## Your objective
From the entries below, pull out each line where "this" appears.

## Record set
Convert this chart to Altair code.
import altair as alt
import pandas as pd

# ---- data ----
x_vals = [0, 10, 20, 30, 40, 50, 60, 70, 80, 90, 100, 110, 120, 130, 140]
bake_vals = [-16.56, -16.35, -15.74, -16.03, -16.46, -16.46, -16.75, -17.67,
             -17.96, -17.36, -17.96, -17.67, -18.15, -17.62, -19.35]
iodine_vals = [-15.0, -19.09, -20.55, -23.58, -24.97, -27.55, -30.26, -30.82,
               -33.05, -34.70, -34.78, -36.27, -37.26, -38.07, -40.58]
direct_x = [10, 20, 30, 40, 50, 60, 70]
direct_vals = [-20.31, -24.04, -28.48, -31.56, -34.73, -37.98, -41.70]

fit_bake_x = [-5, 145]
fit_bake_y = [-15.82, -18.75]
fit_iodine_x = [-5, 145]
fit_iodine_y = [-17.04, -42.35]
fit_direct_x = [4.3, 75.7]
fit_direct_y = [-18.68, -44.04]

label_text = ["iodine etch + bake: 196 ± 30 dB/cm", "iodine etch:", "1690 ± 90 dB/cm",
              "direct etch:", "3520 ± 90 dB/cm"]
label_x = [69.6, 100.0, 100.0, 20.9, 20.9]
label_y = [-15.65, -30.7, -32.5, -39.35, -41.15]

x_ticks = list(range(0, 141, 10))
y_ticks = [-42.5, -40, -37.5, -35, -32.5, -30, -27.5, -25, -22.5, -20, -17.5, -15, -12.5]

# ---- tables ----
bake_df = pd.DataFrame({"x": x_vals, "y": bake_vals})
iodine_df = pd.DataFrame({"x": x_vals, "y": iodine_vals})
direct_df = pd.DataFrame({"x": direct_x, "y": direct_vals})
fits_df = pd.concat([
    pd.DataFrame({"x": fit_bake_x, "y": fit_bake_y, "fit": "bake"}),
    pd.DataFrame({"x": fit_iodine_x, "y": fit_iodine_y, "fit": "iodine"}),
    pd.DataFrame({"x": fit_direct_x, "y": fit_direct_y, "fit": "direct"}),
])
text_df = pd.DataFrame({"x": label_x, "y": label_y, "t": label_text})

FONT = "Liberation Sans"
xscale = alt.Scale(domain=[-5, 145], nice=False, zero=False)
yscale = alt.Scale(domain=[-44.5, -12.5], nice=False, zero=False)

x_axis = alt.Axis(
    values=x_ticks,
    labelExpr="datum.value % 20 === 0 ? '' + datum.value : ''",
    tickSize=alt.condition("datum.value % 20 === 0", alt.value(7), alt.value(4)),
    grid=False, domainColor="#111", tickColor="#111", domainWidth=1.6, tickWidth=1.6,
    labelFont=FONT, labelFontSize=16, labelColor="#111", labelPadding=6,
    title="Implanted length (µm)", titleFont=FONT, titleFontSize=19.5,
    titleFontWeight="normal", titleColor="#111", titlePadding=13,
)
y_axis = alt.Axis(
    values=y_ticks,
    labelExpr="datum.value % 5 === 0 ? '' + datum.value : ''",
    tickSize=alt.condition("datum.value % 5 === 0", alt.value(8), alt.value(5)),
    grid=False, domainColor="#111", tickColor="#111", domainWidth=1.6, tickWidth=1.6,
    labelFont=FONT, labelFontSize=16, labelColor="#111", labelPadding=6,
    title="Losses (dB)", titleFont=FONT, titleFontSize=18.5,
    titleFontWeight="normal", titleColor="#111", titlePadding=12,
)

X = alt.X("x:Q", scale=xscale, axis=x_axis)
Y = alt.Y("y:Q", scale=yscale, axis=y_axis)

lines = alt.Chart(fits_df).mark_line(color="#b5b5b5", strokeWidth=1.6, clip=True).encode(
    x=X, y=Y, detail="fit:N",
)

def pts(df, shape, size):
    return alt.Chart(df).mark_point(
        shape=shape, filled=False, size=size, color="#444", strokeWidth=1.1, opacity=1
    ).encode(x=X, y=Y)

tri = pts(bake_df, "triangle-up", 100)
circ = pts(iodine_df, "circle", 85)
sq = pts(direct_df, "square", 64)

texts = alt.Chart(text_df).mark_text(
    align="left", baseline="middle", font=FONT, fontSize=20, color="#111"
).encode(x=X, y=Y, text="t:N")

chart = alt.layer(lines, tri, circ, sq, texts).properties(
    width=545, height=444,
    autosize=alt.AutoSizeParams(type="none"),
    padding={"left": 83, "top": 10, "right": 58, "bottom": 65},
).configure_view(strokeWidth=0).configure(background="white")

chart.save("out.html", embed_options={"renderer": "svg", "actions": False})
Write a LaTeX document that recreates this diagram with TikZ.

## Output of the task
Convert this chart to Altair code.
Write a LaTeX document that recreates this diagram with TikZ.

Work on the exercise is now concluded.